Dominique Delport, président d'Havas Media, est encore plus rassurant: «On ne constate pas de fléchissement, à cette date, de notre portefeuille. On compte sur les doigts d'une main les coupes de clients et elles ne sont pas liées à l'affolement des marchés, mais à l'inflation du coût des matières premières.» Pour lui, la nécessité pour les marques de conserver des parts de voix et de lancer des offres nouvelles dans des environnements concurrentiels entretient la machinerie publicitaire. «L'exubérance des marchés financiers n'a pas contaminé les directions marketing, ajoute-il. Nous sommes moins sensibles aux variations de la zone euro que d'autres secteurs.»

Le président d'Havas Media, qui se dit d'un «optimisme mesuré», estime que le marketing de l'offre domine chez les annonceurs, qu'ils sont soucieux de se distinguer avec des stratégies de contenu et des investissements numériques, notamment via les réseaux sociaux, induisant une relation nouvelle avec le consommateur. «Les annonceurs ont sans doute l'expérience de la gestion de crise, renchérit Catherine Lenoble, directrice générale de M6 Publicité. Ceux qui ont coupé ont plus perdu que ceux qui ont maintenu leurs investissements. On n'est plus dans la réaction à chaud.»

Gérard Noël, de l'UDA, martèle aussi que l'investissement publicitaire est vecteur de croissance: «Les entreprises, comme l'Oréal, qui ont maintenu leur pression en publicité sont sorties de la crise de 2008-2009 avec des parts de marché renforcées et des valeurs boursières augmentées.» Justement, Jean-Paul Agon, son PDG, a déclaré à la fin août qu'il entendait poursuivre ses investissements pour soutenir ses produits.

«On est en crise, on ne peut pas se voiler la face, modère Thierry Jadot, président de Starcom. Une crise molle et qui peut durer. Les annonceurs qui avaient désinvesti en 2009 vont y réfléchir à deux fois. Mais il y a la hausse des prix agricole dans l'alimentaire et la pression des distributeurs. Et les grandes batailles de l'explosion des télécoms, comme de la distribution, sont derrière nous.»

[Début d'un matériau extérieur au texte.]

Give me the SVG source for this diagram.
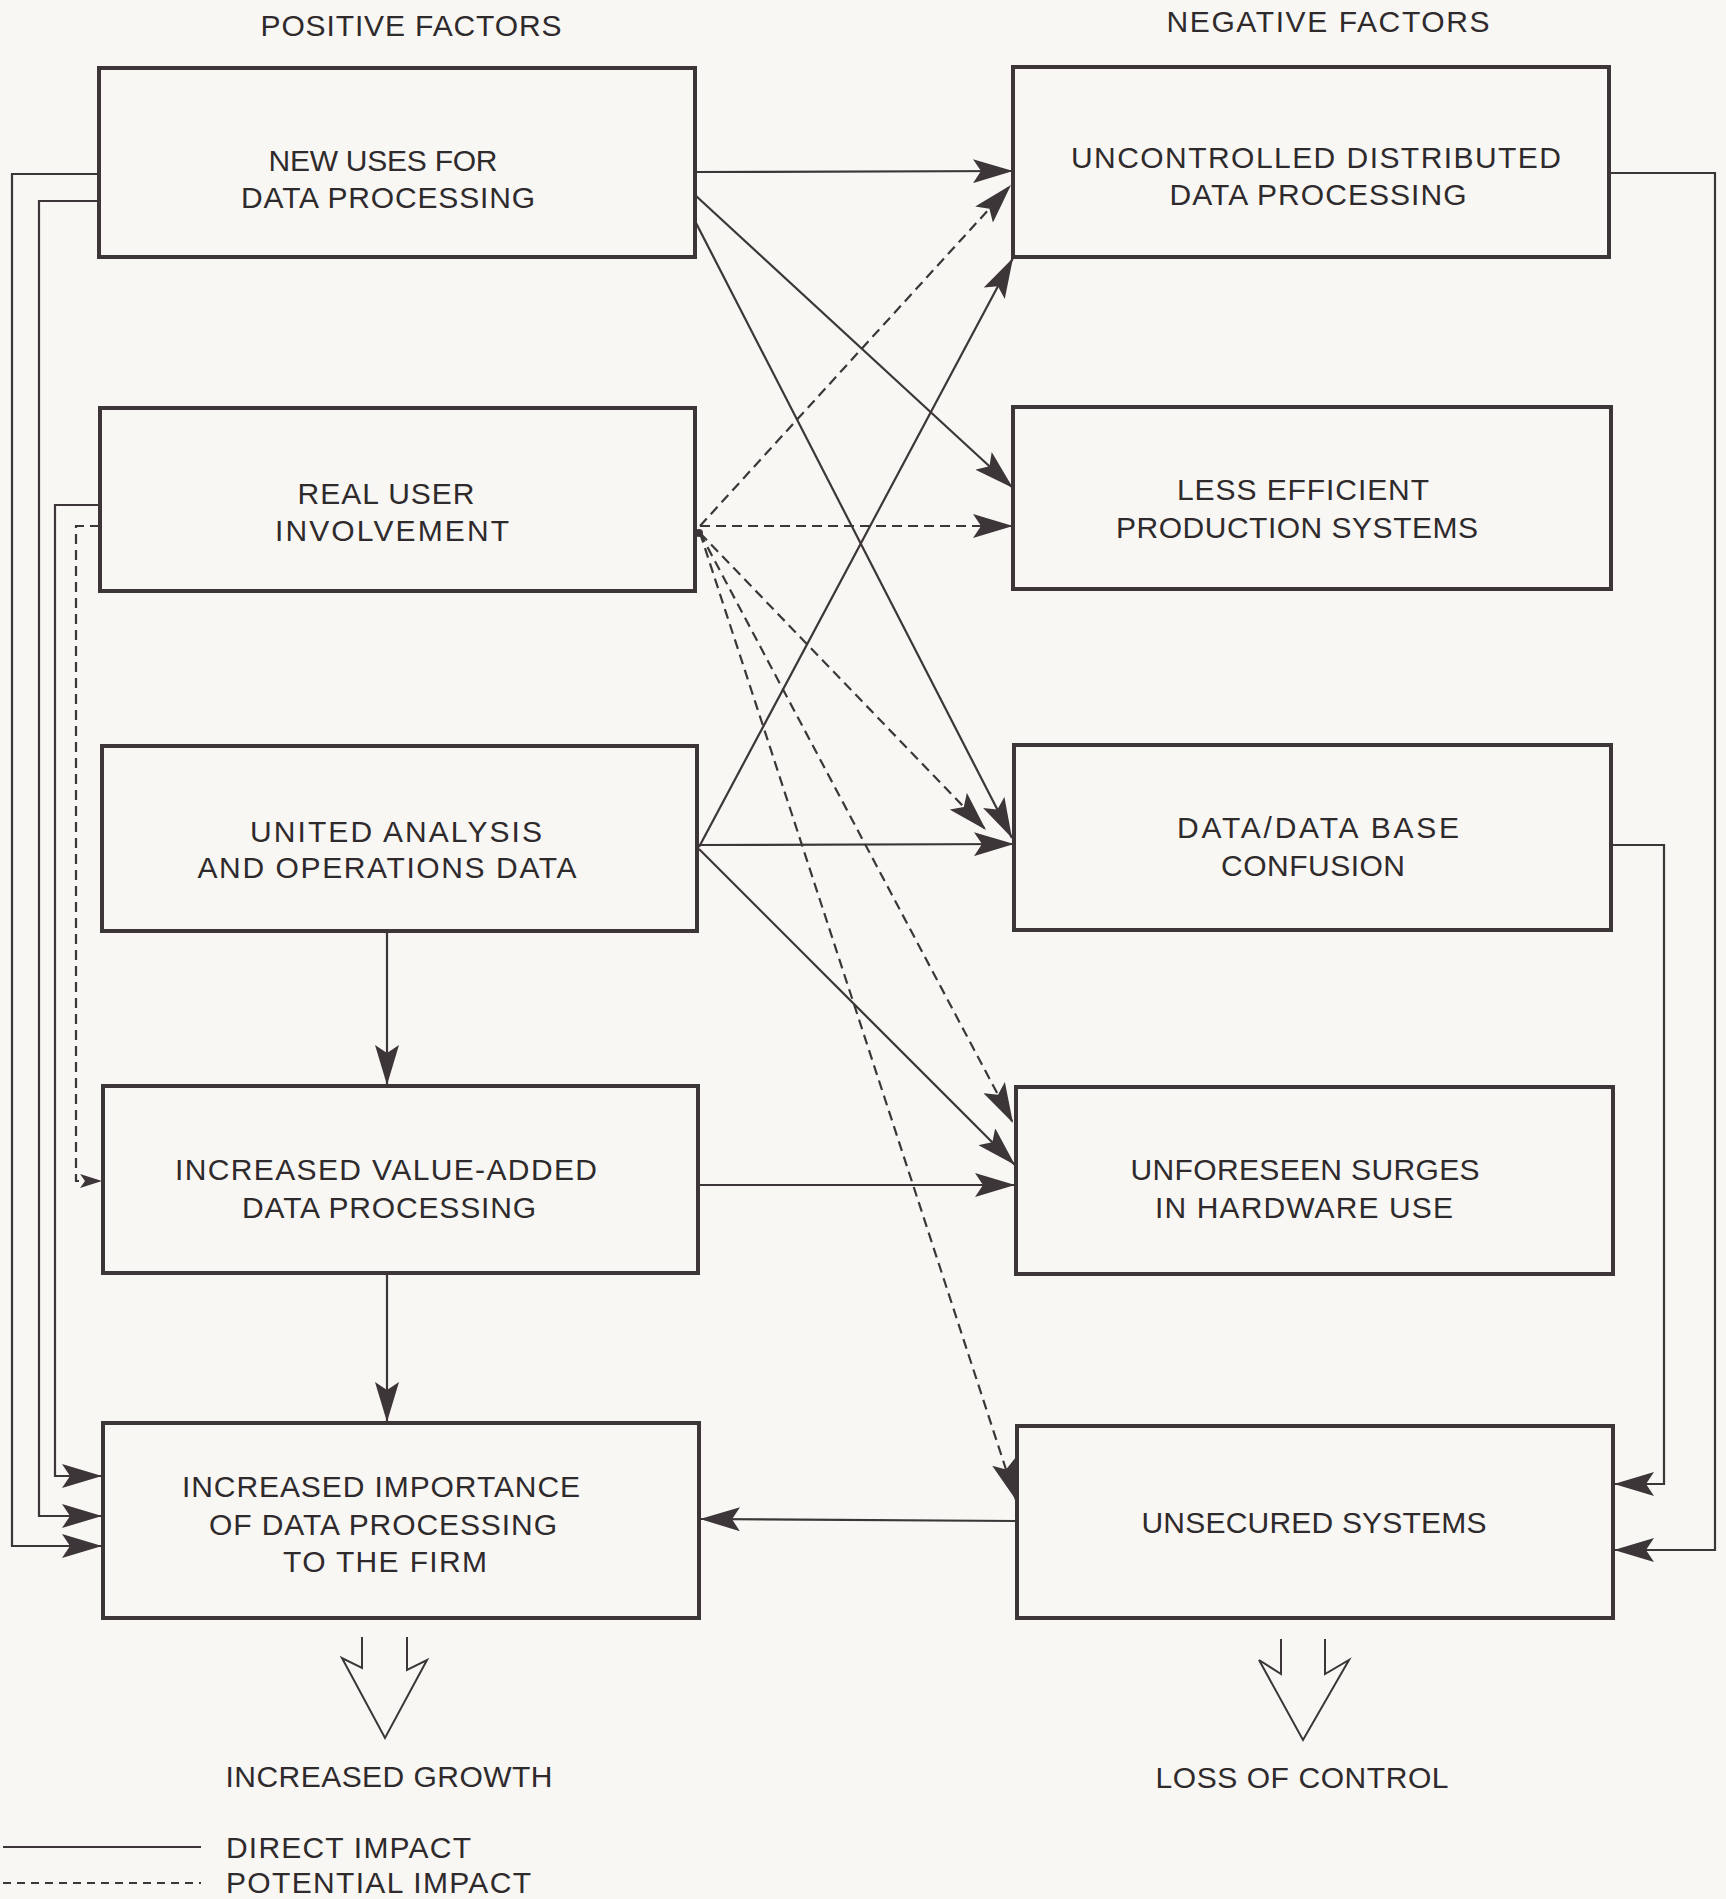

Météo maussade à court ou moyen terme

Qu'en est-il du côté des médias ? Constance Benqué, présidente de Lagardère Publicité, livre un témoignage parlant: «J'ai été très étonnée en rentrant de vacances: on est à +10% en net en septembre. Mais c'est plus dur en octobre, notamment en presse. Et je ne vois pas comment on n'aurait pas un retour de bâton en fin d'année et au début 2012. Dès que la consommation des ménages va piquer du nez, on va commencer à souffrir.»

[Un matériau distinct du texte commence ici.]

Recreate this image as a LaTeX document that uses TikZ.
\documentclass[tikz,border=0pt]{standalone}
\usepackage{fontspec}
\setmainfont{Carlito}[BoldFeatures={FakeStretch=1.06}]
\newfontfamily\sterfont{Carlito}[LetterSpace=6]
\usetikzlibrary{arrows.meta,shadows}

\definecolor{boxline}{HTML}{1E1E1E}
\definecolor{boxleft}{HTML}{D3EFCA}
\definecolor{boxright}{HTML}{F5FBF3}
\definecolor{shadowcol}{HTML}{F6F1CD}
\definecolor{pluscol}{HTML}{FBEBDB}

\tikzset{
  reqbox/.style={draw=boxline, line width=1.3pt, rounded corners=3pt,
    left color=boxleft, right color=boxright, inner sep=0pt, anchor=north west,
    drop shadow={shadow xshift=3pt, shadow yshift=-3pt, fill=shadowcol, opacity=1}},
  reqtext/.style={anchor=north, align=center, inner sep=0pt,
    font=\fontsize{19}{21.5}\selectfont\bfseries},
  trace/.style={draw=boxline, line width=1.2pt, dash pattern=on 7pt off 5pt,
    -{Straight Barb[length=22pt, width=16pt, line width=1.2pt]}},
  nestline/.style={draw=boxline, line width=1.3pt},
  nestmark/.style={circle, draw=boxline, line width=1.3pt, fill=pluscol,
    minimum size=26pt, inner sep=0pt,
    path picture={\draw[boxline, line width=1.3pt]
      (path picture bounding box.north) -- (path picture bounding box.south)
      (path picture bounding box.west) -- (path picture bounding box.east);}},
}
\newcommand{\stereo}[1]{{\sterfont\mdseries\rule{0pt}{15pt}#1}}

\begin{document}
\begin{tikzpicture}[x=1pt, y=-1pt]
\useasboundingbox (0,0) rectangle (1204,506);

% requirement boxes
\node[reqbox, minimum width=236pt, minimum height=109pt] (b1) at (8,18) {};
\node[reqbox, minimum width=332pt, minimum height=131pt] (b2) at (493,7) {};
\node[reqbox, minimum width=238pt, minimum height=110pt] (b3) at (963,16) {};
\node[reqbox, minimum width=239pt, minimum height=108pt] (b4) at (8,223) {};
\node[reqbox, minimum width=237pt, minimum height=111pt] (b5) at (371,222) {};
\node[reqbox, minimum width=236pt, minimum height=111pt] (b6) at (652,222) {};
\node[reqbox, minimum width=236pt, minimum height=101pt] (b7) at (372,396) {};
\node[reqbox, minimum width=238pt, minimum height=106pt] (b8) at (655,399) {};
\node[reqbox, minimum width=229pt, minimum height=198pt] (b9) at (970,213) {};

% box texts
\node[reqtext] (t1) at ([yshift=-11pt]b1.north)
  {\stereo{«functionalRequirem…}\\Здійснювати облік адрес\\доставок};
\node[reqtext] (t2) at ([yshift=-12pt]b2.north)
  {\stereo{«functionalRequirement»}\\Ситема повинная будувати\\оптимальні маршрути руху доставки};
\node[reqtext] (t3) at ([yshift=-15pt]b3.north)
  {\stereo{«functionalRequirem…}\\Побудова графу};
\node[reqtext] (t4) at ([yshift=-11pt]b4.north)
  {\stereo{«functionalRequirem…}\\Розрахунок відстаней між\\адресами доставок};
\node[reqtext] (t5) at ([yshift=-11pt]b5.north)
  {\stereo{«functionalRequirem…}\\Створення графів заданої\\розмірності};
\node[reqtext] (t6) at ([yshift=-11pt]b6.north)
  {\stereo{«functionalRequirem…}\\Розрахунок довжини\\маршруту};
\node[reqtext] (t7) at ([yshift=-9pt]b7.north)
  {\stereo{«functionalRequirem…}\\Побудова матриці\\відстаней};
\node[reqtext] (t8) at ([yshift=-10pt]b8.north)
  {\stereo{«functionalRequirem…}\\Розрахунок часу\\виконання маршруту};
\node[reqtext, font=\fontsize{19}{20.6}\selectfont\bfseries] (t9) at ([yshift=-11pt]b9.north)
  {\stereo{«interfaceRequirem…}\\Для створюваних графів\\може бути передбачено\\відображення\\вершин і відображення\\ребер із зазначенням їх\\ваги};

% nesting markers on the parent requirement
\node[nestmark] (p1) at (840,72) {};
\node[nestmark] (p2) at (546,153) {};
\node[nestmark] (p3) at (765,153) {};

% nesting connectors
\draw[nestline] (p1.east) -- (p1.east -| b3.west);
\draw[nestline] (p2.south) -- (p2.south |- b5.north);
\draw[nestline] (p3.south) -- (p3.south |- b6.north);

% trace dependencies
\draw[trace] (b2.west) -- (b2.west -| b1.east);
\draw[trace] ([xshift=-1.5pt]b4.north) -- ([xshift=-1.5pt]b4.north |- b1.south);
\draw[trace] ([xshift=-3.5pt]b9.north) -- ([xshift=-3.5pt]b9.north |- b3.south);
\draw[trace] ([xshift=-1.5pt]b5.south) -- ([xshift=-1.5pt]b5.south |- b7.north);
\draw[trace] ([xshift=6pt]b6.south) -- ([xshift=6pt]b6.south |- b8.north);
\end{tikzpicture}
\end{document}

Martine Hollinger, présidente de TF1 Publicité, reconnaît qu'elle «s'attend à une année 2012 difficile, d'autant qu'il s'agit d'une année électorale». Toute la question est, pour elle, d'arriver à transformer son travail de reconstruction de la valeur de l'espace TV. «Les chaînes ont eu un bon mois de septembre, mais devine un horizon très incertain en fin d'année», relève Gérard Noël.

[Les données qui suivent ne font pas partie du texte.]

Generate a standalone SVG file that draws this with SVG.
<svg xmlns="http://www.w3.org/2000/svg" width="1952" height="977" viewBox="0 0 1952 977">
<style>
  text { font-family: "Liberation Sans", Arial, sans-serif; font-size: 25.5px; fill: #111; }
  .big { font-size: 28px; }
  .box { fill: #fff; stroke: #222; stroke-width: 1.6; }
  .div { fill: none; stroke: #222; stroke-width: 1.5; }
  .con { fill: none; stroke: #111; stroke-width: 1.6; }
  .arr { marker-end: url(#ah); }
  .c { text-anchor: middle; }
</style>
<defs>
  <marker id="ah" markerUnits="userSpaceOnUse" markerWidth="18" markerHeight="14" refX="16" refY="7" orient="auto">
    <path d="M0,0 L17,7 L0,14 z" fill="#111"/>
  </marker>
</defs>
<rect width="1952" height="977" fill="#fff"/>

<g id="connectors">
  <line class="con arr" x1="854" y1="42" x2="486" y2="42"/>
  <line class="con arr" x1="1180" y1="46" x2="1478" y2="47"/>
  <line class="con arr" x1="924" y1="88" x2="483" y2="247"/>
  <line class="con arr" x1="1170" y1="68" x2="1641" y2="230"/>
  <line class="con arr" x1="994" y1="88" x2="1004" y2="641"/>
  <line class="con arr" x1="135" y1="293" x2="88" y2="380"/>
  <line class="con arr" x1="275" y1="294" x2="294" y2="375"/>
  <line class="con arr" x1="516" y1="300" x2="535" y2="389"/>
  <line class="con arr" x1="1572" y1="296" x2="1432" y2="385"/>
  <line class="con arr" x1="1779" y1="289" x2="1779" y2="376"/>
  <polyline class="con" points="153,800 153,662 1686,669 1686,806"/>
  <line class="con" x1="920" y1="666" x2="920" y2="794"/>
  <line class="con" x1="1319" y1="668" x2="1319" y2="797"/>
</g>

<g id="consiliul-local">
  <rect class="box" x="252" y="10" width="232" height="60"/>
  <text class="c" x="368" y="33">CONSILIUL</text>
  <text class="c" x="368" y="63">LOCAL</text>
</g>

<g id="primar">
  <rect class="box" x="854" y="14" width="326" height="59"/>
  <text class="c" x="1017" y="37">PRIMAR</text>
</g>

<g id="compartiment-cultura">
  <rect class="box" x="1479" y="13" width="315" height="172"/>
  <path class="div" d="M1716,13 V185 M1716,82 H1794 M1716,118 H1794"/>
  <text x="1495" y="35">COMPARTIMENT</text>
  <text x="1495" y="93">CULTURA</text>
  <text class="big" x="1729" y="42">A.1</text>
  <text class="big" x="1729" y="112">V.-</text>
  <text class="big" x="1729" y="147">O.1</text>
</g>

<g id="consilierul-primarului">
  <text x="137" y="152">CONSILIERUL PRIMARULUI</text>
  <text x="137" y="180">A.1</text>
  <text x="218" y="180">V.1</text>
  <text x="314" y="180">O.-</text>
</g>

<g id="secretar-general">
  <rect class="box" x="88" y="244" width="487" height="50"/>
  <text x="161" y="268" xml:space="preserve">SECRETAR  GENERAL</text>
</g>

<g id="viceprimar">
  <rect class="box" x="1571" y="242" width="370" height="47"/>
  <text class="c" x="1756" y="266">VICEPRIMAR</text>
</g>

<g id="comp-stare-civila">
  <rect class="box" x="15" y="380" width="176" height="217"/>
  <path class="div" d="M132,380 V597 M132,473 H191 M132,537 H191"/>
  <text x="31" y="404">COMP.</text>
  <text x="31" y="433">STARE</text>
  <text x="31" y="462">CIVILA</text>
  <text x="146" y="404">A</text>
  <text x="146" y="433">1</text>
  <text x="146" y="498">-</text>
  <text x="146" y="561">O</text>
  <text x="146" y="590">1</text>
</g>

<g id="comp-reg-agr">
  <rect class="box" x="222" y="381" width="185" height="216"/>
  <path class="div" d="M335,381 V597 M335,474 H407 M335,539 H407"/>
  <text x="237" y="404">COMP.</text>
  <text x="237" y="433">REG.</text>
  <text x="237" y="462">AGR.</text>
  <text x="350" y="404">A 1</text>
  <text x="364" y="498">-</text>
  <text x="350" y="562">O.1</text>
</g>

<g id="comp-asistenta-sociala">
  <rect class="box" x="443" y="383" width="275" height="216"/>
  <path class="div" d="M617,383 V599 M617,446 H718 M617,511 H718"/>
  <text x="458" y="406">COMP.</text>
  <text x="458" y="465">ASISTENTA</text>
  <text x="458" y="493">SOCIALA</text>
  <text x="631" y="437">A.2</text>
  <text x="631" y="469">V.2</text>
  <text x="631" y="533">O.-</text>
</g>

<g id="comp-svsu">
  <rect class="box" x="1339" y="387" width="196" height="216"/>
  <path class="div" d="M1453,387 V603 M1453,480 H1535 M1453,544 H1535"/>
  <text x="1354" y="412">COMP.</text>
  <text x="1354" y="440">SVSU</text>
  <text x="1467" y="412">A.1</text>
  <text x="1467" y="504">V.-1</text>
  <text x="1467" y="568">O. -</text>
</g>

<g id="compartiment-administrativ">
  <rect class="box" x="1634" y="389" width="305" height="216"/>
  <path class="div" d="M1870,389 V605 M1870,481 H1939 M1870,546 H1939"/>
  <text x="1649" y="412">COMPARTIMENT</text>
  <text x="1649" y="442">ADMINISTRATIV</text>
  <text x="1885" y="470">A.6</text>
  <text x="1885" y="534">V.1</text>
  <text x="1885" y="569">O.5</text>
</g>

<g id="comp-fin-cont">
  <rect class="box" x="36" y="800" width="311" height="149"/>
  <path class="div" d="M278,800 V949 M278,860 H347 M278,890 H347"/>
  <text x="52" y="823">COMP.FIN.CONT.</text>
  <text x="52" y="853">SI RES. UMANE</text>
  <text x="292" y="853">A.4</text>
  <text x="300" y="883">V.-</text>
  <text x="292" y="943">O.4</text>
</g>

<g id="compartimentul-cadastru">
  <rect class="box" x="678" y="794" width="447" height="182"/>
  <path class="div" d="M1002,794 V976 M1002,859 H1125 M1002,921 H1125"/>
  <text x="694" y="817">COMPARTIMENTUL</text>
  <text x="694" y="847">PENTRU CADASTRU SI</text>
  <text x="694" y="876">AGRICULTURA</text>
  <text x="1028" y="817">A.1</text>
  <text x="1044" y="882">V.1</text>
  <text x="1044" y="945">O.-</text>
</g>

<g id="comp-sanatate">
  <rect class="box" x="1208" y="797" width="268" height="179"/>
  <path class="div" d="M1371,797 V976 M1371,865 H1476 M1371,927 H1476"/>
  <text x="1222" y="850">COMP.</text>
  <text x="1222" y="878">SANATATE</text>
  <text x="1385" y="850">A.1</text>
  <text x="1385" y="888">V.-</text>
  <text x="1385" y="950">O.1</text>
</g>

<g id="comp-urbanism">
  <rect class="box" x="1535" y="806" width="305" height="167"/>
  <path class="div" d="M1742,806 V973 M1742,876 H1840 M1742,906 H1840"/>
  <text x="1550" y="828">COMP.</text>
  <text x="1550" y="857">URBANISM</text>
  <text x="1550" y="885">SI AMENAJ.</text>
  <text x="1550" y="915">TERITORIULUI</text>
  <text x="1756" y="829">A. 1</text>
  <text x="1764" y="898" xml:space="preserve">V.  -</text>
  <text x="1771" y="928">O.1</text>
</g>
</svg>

Le mot d'ordre des grandes régies sera-t-il toujours de regagner de la valeur? Elles peuvent être tentées de renouer avec de fortes négociations consenties pendant la crise 2008-2009. En dehors d'Internet, seules la TNT et les opérations spéciales devraient tirer leur épingle du jeu.

Guillaume Astruc, directeur général d'IP France, confirme que «septembre est exceptionnellement bon et octobre bon. Pour la première fois, on est en train de démontrer que la radio est vraiment un média de crise. Mais c'est le fruit d'un travail de fond de diversification des secteurs annonceurs et des agences.»

Reste que rien ne dit que cette fidélisation d'une nouvelle clientèle résistera à une année 2012 délicate. Pierre Conte, président de Figaro Média, estime que la fin 2011 «pourrait être relativement épargnée compte tenu des fêtes et la nécessité d'écouler les produits». Même la «mise au pilori des banques» peut entraîner de la communication de crise, comme l'a fait la Société générale avec sa page sur ses «fondamentaux». «Mais si les nuages continuent de s'accumuler, cela se traduira forcément par plus de prudence dans les budgets.»

Alors nuage, mauvais grain, bourrasque, tempête? La météo est, quoi qu'il en soit, plutôt maussade à court ou moyen terme. Sans doute convient-il, avec Hervé Brossard, de lorgner l'avenir à la longue vue pour garder le cap: «Les annonceurs sont perplexes, mais on les sent déterminés à aller vers quelque chose qui va durer en revoyant leur modèle économique. Ils veulent passer à une valeur d'usage et c'est lié à l'économie “verte. Nous devons être tout aussi résolus dans nos conseils même si on voit freinés en France nos projets d'acquisition.»